I suppose you might think of the ice cube "adding cold" to the system, but by convention, we typically discuss these matters in terms of heat. If cold was an inverse of heat, we might say that removing heat from a system is the same as adding cold, but in order to be parallel with the scientific community, it would be wisest to say you are "removing heat."

Recall that two bodies in contact will wish to reach thermal equilibrium. So, by adding a cold ice cube, the higher amount of thermal energy in the hot coffee will begin to "leak" into the ice cube, which has a very low amount of thermal energy. These two systems will attempt to reach a thermal equilibrium, when the water from the ice cube and the coffee have the same amount of thermal energy.

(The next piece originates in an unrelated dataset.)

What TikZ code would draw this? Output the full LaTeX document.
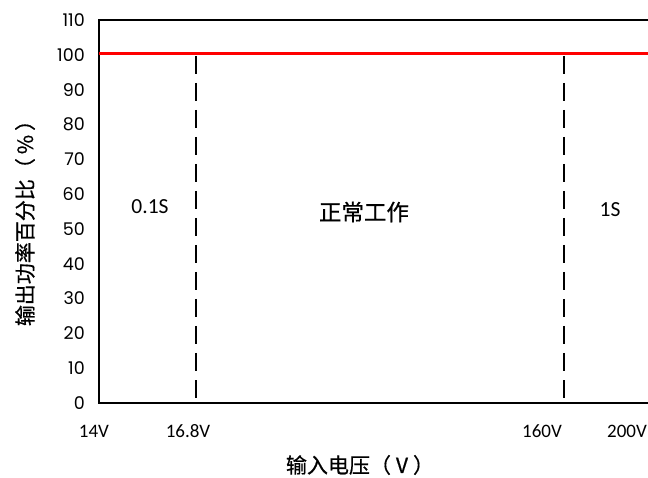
\documentclass[tikz,border=0pt]{standalone}
\usepackage{fontspec}
\newfontfamily\cjk[FakeBold=0.6]{Noto Sans CJK SC}
\newfontfamily\tickfont{Poppins}
\newfontfamily\calib{Carlito}
\begin{document}
\begin{tikzpicture}[x=1pt,y=-1pt,
  axisline/.style={line width=2.2pt,black},
  redline/.style={line width=3pt,red},
  vdash/.style={line width=2.5pt,black,dash pattern=on 18pt off 9pt},
  ytick/.style={anchor=east,inner sep=0pt,font=\tickfont\fontsize{17.5}{17.5}\selectfont},
  xtick/.style={inner sep=0pt,font=\calib\fontsize{19}{19}\selectfont},
  zone/.style={inner sep=0pt,font=\calib\fontsize{21.5}{21.5}\selectfont},
  cjklab/.style={inner sep=0pt,font=\cjk\fontsize{21}{21}\selectfont}]
\useasboundingbox[fill=white] (0,0) rectangle (648,478);
% axes
\coordinate (tl) at (99,20);
\coordinate (bl) at (99,403);
\coordinate (tr) at (648,20);
\coordinate (br) at (648,403);
\draw[axisline] (tr) -- (tl) -- (bl) -- (br);
% 100% line
\coordinate (r0) at (99,54);
\coordinate (r1) at (648,54);
\draw[redline] (r0) -- (r1);
% dashed lines
\coordinate (d1t) at (196,56);
\coordinate (d1b) at (196,403);
\coordinate (d2t) at (564,56);
\coordinate (d2b) at (564,403);
\draw[vdash] (d1t) -- (d1b);
\draw[vdash] (d2t) -- (d2b);
% y tick labels
\foreach \v in {0,10,...,110}{
  \node[ytick] (y\v) at (85,{403-\v*3.4818}) {\v};
}
% x tick labels
\node[xtick] (x14) at (94,431) {14V};
\node[xtick] (x168) at (188,431) {16.8V};
\node[xtick] (x160) at (542,431) {160V};
\node[xtick,anchor=west] (x200) at (607,431) {200V};
% zone labels
\node[zone] (z1) at (150,207) {0.1S};
\node[cjklab,font=\cjk\fontsize{22.5}{22.5}\selectfont] (z2) at (364,212) {正常工作};
\node[zone] (z3) at (610,210) {1S};
% axis titles
\node[cjklab] (xt) at (360,465) {输入电压（\hspace{5pt}V\hspace{5pt}）};
\node[cjklab,rotate=90] (yt) at (25,218) {输出功率百分比（\hspace{4pt}\%\hspace{4pt}）};
\end{tikzpicture}
\end{document}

Over time, the coffee will also lose thermal energy to the air as it heats up the immediately surrounding air.

The spoon is a the same story. Since it was initially cool (let us assume room temperature), it will be receiving thermal energy from the coffee (which has more thermal energy) and begin heating up. Assuming this spoon is metal, it will be a nice conductor of this energy, and the whole spoon will likely heat up easily. Due to this increase in thermal energy, the spoon would become hotter.

We could say that by becoming hotter, we "removed cold" from the spoon, but again, that is against general convention. We generally speak in terms of heat.